Friday, December 19, 2014

Who wins "The Interview"?

The consensus seems to be that by getting Sony to pull "The Interview" "the terrorists have won."

First, I am happy to see that, for the first time in a while, an incident that no one is blaming on Muslims is being referred to as "terrorism."

Second, you know who I think will win in the long term? Sony.

From what I can tell "The Interview" was not going to be a very good movie. I saw the Kim Jung-Un assassination scene, and it is terrible. Emails from Sony executives (which were leaked because of the hacking) showed that they had deep concerns about the movie because it was so bad. If "The Interview" had come out normally without all the kerfuffle, the movie probably would have been a loser for the studio and faded away fairly quickly. If it was remembered at all, it would have been seen as a pathetic attempt to generate controversy by depicting the death of an actual sitting leader to salvage an otherwise doomed film.
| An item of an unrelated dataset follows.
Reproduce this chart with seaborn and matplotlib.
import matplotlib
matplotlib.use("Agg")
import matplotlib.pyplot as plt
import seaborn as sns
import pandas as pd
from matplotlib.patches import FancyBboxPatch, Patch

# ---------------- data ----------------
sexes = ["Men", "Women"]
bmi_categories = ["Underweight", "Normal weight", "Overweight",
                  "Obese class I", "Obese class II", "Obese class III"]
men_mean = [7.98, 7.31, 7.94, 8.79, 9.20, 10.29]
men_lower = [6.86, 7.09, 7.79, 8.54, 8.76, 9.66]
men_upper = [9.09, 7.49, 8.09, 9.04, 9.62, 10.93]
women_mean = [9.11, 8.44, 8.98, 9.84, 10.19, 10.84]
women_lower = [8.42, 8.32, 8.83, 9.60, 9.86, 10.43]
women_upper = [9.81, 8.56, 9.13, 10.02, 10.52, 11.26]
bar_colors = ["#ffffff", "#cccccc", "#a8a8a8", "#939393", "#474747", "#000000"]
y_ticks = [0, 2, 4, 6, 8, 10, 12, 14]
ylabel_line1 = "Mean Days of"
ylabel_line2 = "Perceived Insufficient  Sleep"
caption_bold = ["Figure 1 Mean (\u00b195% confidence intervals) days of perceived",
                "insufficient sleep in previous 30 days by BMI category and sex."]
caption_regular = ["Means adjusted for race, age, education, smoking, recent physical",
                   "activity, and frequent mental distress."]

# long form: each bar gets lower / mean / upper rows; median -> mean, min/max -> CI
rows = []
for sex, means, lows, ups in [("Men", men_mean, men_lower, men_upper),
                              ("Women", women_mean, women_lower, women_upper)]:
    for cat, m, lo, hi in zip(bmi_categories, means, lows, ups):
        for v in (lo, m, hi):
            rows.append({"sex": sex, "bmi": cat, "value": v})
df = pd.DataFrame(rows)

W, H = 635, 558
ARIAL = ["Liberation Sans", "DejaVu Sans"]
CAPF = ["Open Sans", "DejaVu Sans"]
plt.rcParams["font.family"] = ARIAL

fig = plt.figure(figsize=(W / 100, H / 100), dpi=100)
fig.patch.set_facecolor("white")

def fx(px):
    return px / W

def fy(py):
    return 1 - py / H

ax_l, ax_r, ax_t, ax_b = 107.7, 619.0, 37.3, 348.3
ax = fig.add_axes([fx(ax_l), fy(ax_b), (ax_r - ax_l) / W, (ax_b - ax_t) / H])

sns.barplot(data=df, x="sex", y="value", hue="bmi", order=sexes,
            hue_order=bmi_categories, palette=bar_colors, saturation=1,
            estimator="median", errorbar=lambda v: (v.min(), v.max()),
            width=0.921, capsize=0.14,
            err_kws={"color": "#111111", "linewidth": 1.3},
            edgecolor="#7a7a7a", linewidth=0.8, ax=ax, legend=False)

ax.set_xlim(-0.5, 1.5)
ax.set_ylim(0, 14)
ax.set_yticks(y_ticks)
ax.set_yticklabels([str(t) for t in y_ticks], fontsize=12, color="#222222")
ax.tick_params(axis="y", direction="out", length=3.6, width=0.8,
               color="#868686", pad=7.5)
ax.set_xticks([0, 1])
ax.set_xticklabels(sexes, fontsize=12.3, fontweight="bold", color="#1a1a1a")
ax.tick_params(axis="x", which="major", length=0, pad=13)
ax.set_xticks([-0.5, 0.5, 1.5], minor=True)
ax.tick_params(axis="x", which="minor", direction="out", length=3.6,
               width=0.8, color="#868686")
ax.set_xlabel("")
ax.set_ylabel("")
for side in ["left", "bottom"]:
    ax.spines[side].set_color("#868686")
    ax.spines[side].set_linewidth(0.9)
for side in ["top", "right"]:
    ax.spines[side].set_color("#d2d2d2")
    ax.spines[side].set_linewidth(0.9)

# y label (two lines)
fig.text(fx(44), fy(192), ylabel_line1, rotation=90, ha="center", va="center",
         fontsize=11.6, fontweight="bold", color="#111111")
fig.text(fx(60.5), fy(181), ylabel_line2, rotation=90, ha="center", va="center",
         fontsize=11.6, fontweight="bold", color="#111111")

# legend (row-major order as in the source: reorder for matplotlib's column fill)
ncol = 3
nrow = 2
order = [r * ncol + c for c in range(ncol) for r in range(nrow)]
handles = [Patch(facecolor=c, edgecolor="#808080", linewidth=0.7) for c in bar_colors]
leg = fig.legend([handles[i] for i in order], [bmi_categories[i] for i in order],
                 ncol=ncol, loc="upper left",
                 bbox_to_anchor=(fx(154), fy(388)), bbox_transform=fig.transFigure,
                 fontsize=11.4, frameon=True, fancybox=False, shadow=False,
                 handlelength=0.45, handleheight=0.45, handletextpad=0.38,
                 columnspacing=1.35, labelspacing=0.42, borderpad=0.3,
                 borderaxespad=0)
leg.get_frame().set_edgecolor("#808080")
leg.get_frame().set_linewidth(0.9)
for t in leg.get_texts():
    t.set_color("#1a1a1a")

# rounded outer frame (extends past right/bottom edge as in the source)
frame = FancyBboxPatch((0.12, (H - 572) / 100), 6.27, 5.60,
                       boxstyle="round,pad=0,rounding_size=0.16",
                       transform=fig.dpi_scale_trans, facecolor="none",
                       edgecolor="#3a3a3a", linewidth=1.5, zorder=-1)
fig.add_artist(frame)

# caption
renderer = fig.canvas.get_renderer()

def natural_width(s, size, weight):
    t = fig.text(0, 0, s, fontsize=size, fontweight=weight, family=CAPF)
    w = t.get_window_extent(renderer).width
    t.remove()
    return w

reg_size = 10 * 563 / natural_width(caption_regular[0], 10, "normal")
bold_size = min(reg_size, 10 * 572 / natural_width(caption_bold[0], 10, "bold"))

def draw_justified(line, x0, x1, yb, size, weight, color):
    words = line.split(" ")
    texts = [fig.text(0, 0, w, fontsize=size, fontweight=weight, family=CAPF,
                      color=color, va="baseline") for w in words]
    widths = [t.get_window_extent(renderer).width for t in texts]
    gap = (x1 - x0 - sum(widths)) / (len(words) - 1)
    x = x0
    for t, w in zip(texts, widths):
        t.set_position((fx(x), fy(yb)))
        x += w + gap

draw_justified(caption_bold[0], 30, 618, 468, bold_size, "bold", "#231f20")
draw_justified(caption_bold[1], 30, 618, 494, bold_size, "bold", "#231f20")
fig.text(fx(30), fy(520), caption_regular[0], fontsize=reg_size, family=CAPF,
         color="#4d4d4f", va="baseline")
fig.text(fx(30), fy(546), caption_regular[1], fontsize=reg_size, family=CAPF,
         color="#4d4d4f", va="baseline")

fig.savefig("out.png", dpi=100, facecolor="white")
But now that is not what will happen. Sure, its premier has been canceled. But the film is now a symbol of free expression and resistance to terroristic threats. I am positive that the movie will eventually be shown. In fact, I expect, as do many others, that it will get a theatrical release. When that happens a whole lot more people are going to see the film when it is a way to make a statement about their commitment to free expression (not to mention a way for them to thumb their nose at a dictator that everyone loves to hate) than they would without the controversy. 

Apparently there are still some doubts whether North Korea was behind the Sony hack and made the threats that led to the cancellation of the theatrical release. But the U.S. government seems to think they are the culprit as does the public at large. If they are right and North Korea is responsible, this whole incident is not a victory for them. On the contrary, it makes North Korea look really bad to the rest of the world. It has generated a ton of publicity for "The Interview" and has guaranteed that it will not slip into obscurity as most films as bad as it sounds like it is usually do. The whole world can now watch the North Korean head of state get incinerated. Millions more will now watch than would have if the North Koreans had let it go.

In short, the film has become what its authors probably always wanted it to be--a movie with actual political importance--while it will also become what the North Koreans never wanted it to be: an opportunity for people throughout the world to cheer the death of their dear leader. Who is the real winner here?